The Christmas Tree Of Aviation

The Christmas Tree Of Aviation

When December rolls around – you know it is Christmas time. Everyone is decorating their homes, preparing and wrapping gifts. Equally, airlines prepare for this period as well – trying to schedule flights for one of the busiest travel periods of the year and with the snow, ice and low temperatures causing disruption to operations, thus they try to manage the ensuing chaos. Making sure that everyone gets a chance to celebrate the most beautiful holiday of the year. But what if I told you, that there was a Christmas Tree during the Cold War that was decorated all year round?

Decorating the Christmas Tree

Tensions were high during the Cold War. Thus, both the Americans and the Russians have constructed many interesting military objects to protect their countries from the potential dangers. Because if everything boiled over – the country to strike first would come out on top. Or no one would, due to the fact that Nuclear weapons do not choose how much to destroy.

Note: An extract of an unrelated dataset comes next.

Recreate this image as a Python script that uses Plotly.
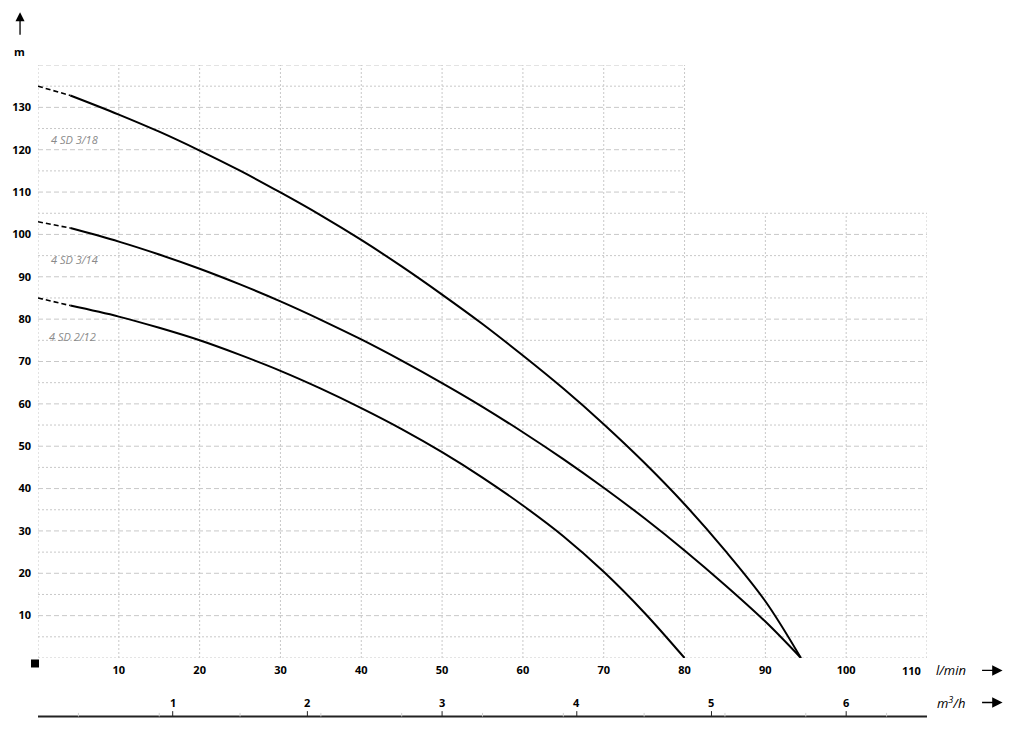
import plotly.graph_objects as go

# ---- data ----
q_318 = [4, 10, 15, 20, 25, 30, 35, 40, 45, 50, 55, 60, 65, 70, 75, 80, 85, 90, 94.4]
h_318 = [132.8, 128.3, 124.25, 119.8, 115.05, 109.9, 104.5, 98.7, 92.45, 85.8, 78.85,
         71.4, 63.6, 55.2, 46.15, 36.3, 25.4, 13.4, 0]
q_318_ext = [0, 4]
h_318_ext = [135, 132.8]

q_314 = [4, 10, 15, 20, 25, 30, 35, 40, 45, 50, 55, 60, 65, 70, 75, 80, 85, 90, 94.4]
h_314 = [101.5, 98.3, 95.25, 91.9, 88.2, 84.2, 79.85, 75.2, 70.2, 64.9, 59.3,
         53.3, 46.95, 40.2, 33.05, 25.4, 17.25, 8.6, 0]
q_314_ext = [0, 4]
h_314_ext = [103, 101.5]

q_212 = [4, 10, 15, 20, 25, 30, 35, 40, 45, 50, 55, 60, 65, 70, 75, 80]
h_212 = [83.2, 80.6, 77.95, 75.0, 71.55, 67.8, 63.6, 59.0, 54.05, 48.6, 42.6,
         36.0, 28.75, 20.35, 10.75, 0]
q_212_ext = [0, 4]
h_212_ext = [85, 83.2]

curve_names = ["4 SD 3/18", "4 SD 3/14", "4 SD 2/12"]
label_pos_q = [1.4, 1.4, 1.1]
label_pos_h = [122.5, 94.2, 76]

x_ticks = [10, 20, 30, 40, 50, 60, 70, 80, 90, 100]
x_last_tick = 110     # drawn nudged left, clear of the unit label
y_ticks = [10, 20, 30, 40, 50, 60, 70, 80, 90, 100, 110, 120, 130]
m3h_ticks = [1, 2, 3, 4, 5, 6]
minor_lmin = [5, 15, 25, 35, 45, 55, 65, 75, 85, 95, 105]

X_MAX = 110
Y_MAX = 140
GRID_SPLIT_X = 80     # tall grid ends here
GRID_LOW_TOP = 105    # height of the right-hand grid block

FONT = "Open Sans"
GRID_COL = "#c8c8c8"

fig = go.Figure()

series = [
    (q_318, h_318, q_318_ext, h_318_ext),
    (q_314, h_314, q_314_ext, h_314_ext),
    (q_212, h_212, q_212_ext, h_212_ext),
]
for q, h, qe, he in series:
    fig.add_trace(go.Scatter(x=q, y=h, mode="lines",
                             line=dict(color="black", width=2, shape="spline", smoothing=1.0),
                             showlegend=False, hoverinfo="skip"))
    fig.add_trace(go.Scatter(x=qe, y=he, mode="lines",
                             line=dict(color="black", width=1.6, dash="5px,3px"),
                             showlegend=False, hoverinfo="skip"))

shapes = []
# vertical grid lines
for v in range(0, X_MAX + 1, 10):
    top = Y_MAX if v <= GRID_SPLIT_X else GRID_LOW_TOP
    shapes.append(dict(type="line", xref="x", yref="y", x0=v, x1=v, y0=0, y1=top,
                       line=dict(color=GRID_COL, width=1, dash="2px,2px"), layer="below"))
# horizontal grid lines
for hv in range(0, Y_MAX + 1, 5):
    right = X_MAX if hv <= GRID_LOW_TOP else GRID_SPLIT_X
    dash = "5px,3px" if (hv % 10 == 0 and hv > 0) else "2px,2px"
    shapes.append(dict(type="line", xref="x", yref="y", x0=0, x1=right, y0=hv, y1=hv,
                       line=dict(color=GRID_COL, width=1, dash=dash), layer="below"))

# second (m3/h) scale below the plot
AX2_Y = -0.0986
shapes.append(dict(type="line", xref="x", yref="paper", x0=0, x1=X_MAX, y0=AX2_Y, y1=AX2_Y,
                   line=dict(color="#222222", width=2)))
for mq in minor_lmin:
    shapes.append(dict(type="line", xref="x", yref="paper", x0=mq, x1=mq,
                       y0=AX2_Y, y1=AX2_Y + 0.006, line=dict(color="#d0d0d0", width=1)))
for t in m3h_ticks:
    lm = t * 1000 / 60
    shapes.append(dict(type="line", xref="x", yref="paper", x0=lm, x1=lm,
                       y0=AX2_Y, y1=AX2_Y + 0.009, line=dict(color="#222222", width=1)))

# small black square at origin
shapes.append(dict(type="rect", xref="paper", yref="paper", x0=-0.0079, x1=0.0011,
                   y0=-0.016, y1=-0.0025, fillcolor="black", line=dict(width=0)))

annotations = []
for name, qx, hy in zip(curve_names, label_pos_q, label_pos_h):
    annotations.append(dict(x=qx, y=hy, xref="x", yref="y", text=name, showarrow=False,
                            xanchor="left", yanchor="middle",
                            font=dict(family=FONT, size=11, color="#8a8a8a", style="italic")))
for t in m3h_ticks:
    annotations.append(dict(x=t * 1000 / 60, y=-0.075, xref="x", yref="paper", text=str(t),
                            showarrow=False, xanchor="center", yanchor="middle",
                            font=dict(family=FONT, size=11, color="black", weight="bold")))

annotations += [
    dict(x=x_last_tick, y=-0.021, xref="x", yref="paper", text=str(x_last_tick),
         showarrow=False, xanchor="center", yanchor="middle", xshift=-16,
         font=dict(family=FONT, size=11, color="black", weight="bold")),
    dict(x=1.027, y=-0.021, xref="paper", yref="paper", text="l/min", showarrow=False,
         xanchor="center", yanchor="middle",
         font=dict(family=FONT, size=13, color="black", style="italic")),
    dict(x=1.027, y=-0.075, xref="paper", yref="paper", text="m<sup>3</sup>/h", showarrow=False,
         xanchor="center", yanchor="middle",
         font=dict(family=FONT, size=13, color="black", style="italic")),
    dict(x=1.085, y=-0.021, xref="paper", yref="paper", ax=-22, ay=0, text="",
         showarrow=True, arrowhead=2, arrowsize=1.6, arrowwidth=1.3, arrowcolor="black"),
    dict(x=1.085, y=-0.075, xref="paper", yref="paper", ax=-22, ay=0, text="",
         showarrow=True, arrowhead=2, arrowsize=1.6, arrowwidth=1.3, arrowcolor="black"),
    dict(x=-0.0202, y=1.089, xref="paper", yref="paper", ax=0, ay=24, text="",
         showarrow=True, arrowhead=2, arrowsize=1.4, arrowwidth=1.3, arrowcolor="black"),
    dict(x=-0.0213, y=1.022, xref="paper", yref="paper", text="m", showarrow=False,
         xanchor="center", yanchor="middle",
         font=dict(family=FONT, size=11, color="black", weight="bold")),
]

fig.update_layout(
    width=1012, height=730,
    margin=dict(l=36, r=85, t=65, b=71.5, pad=0),
    paper_bgcolor="white", plot_bgcolor="white",
    shapes=shapes, annotations=annotations,
    xaxis=dict(range=[0, X_MAX], showgrid=False, zeroline=False, showline=False,
               tickvals=x_ticks, ticks="", ticklabelstandoff=4,
               tickfont=dict(family=FONT, size=11, color="black", weight="bold")),
    yaxis=dict(range=[0, Y_MAX], showgrid=False, zeroline=False, showline=False,
               tickvals=y_ticks, ticks="", ticklabelstandoff=6,
               tickfont=dict(family=FONT, size=11, color="black", weight="bold")),
)

fig.write_html("out.html", config={"displayModeBar": False},
               post_script="document.body.style.margin='0px';document.body.style.padding='0px';")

Getting back to the point, the Americans came up with the plan to build air bases that were on constant alert. The Strategic Air Command used these bases exclusively. The Air Force command had to deal with a problem. Bombers were very large aircraft. Deploying them quickly enough in an emergency situation was a difficult task. So, they came up with a solution and built special alert aprons. These aprons were positioned at a 45-degree angle relative to the centerline of the metaphorical tree. The center line would help direct aircraft towards the runway, where aircraft would one by one departure and start their missions. B52 Bombers deployed on the Christmas Tree B52 Bombers deployed on the Christmas Tree

Lighting up the Christmas Tree

In the event of an alert, the crews would run out of their facilities, called Mole Holes. They would either run up to their aircraft or get into vehicles that would take them to the aircraft at the top of the tree, as the last aircraft were several hundred meters away from them. Afterward, the bombers would taxi the runway without any order. The first ones to be ready would be the first plane to depart from the Air Base. The bombers would perform an Elephant Walk if there was no danger. It is a formation where all of the aircraft are very close together. If there was a potential threat, the bombers would be launched as soon as possible, to avoid being destroyed while still on the ground.

Undressing the Christmas Tree

With the downfall of the Berlin Wall and the fall of the Soviet Union, the Cold War ended. As a consequence, the United States government dissolved the Strategic Air Command. However, some of the bases are still used to this day – for various other purposes, including training new pilots. But imagine that your Christmas Tree costs $400 thousand (In 1959, adjusted for inflation today it would be $3.31 million). Pretty impressive, huh?